═════ Information provided

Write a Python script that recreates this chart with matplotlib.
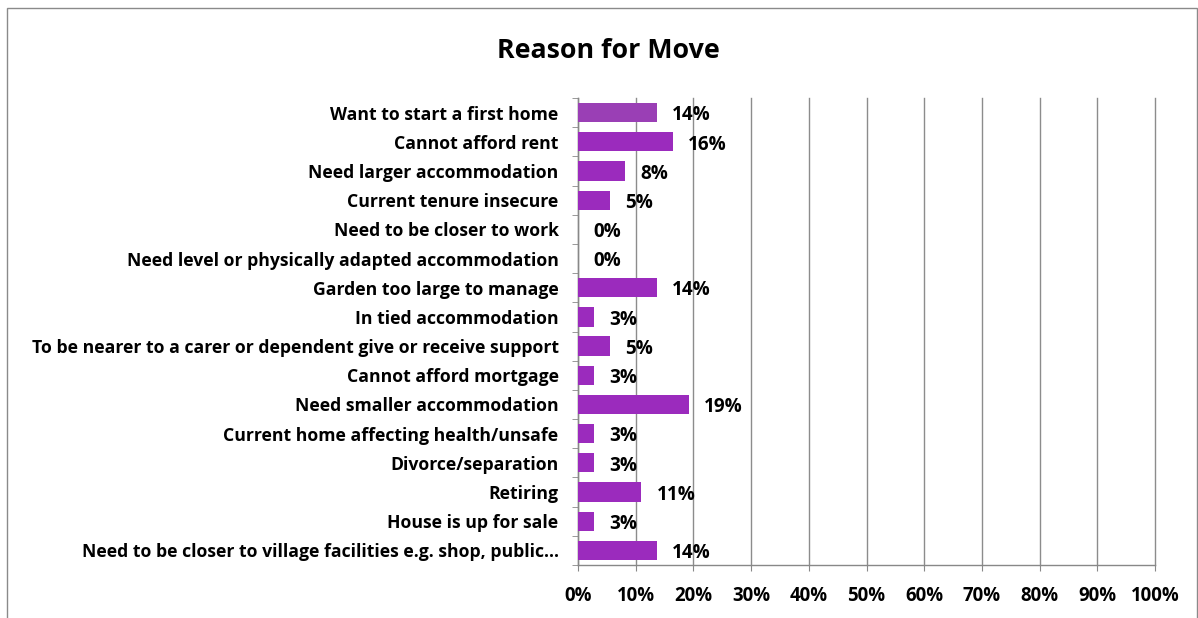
import matplotlib
matplotlib.use("Agg")
import matplotlib.pyplot as plt
from matplotlib.patches import Rectangle
from matplotlib.ticker import FuncFormatter, MultipleLocator, FixedLocator

categories = [
    "Want to start a first home",
    "Cannot afford rent",
    "Need larger accommodation",
    "Current tenure insecure",
    "Need to be closer to work",
    "Need level or physically adapted accommodation",
    "Garden too large to manage",
    "In tied accommodation",
    "To be nearer to a carer or dependent give or receive support",
    "Cannot afford mortgage",
    "Need smaller accommodation",
    "Current home affecting health/unsafe",
    "Divorce/separation",
    "Retiring",
    "House is up for sale",
    "Need to be closer to village facilities e.g. shop, public\u2026",
]
values = [13.7, 16.4, 8.2, 5.5, 0.0, 0.0, 13.7, 2.7, 5.5, 2.7, 19.2, 2.7, 2.7, 11.0, 2.7, 13.7]
value_labels = ["14%", "16%", "8%", "5%", "0%", "0%", "14%", "3%", "5%", "3%", "19%", "3%", "3%", "11%", "3%", "14%"]
title = "Reason for Move"

FONT = ["Open Sans", "DejaVu Sans"]
plt.rcParams['font.family'] = FONT
FS_Y = 12.7
FS_V = 13.6
FS_X = 13.4

fig = plt.figure(figsize=(11.98, 6.18), dpi=100)
W, H = 1198, 618
ax = fig.add_axes([578 / W, 1 - 565 / H, (1155 - 578) / W, (565 - 98) / H])

n = len(categories)
ypos = list(range(n))
colors = ['#9a3fb5'] + ['#9b2bbd'] * (n - 1)
ax.barh(ypos, values, height=0.66, color=colors, zorder=3)

for y, v, lab in zip(ypos, values, value_labels):
    ax.annotate(lab, xy=(v, y), xytext=(11, -2), textcoords='offset points',
                ha='left', va='center', fontsize=FS_V, fontweight='bold', color='black', zorder=4)

ax.set_xlim(0, 100)
ax.set_ylim(n - 0.5, -0.5)
ax.xaxis.set_major_locator(MultipleLocator(10))
ax.xaxis.set_major_formatter(FuncFormatter(lambda x, p: f"{int(round(x))}%"))
ax.set_yticks(ypos)
ax.set_yticklabels(categories)
ax.yaxis.set_minor_locator(FixedLocator([i - 0.5 for i in range(n + 1)]))
ax.tick_params(axis='y', which='major', length=0, pad=14, labelsize=FS_Y)
ax.tick_params(axis='y', which='minor', length=4, color='#888888', direction='out')
ax.tick_params(axis='x', which='major', length=4, color='#888888', direction='out', pad=11, labelsize=FS_X)
for t in ax.get_yticklabels() + ax.get_xticklabels():
    t.set_fontweight('bold')

ax.grid(axis='x', color='#8c8c8c', linewidth=1.0, zorder=0)
ax.set_axisbelow(True)
for gl in ax.get_xgridlines():
    gl.set_clip_on(False)
for s in ['top', 'right']:
    ax.spines[s].set_visible(False)
for s in ['left', 'bottom']:
    ax.spines[s].set_color('#888888')
    ax.spines[s].set_linewidth(1.0)

fig.text(608 / W, 1 - 51 / H, title, ha='center', va='center', fontsize=19.3, fontweight='bold')

fig.patches.append(Rectangle((7 / W, -0.02), (1197 - 7) / W, 1 - 8 / H + 0.02,
                             transform=fig.transFigure, fill=False, edgecolor='#8a8a8a', linewidth=1.0))

fig.savefig("out.png", dpi=100)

══════════

**Task to carry out**
Copy each line containing the word "matplotlib" from the data.

**Finished answer**
Write a Python script that recreates this chart with matplotlib.
import matplotlib
matplotlib.use("Agg")
import matplotlib.pyplot as plt
from matplotlib.patches import Rectangle
from matplotlib.ticker import FuncFormatter, MultipleLocator, FixedLocator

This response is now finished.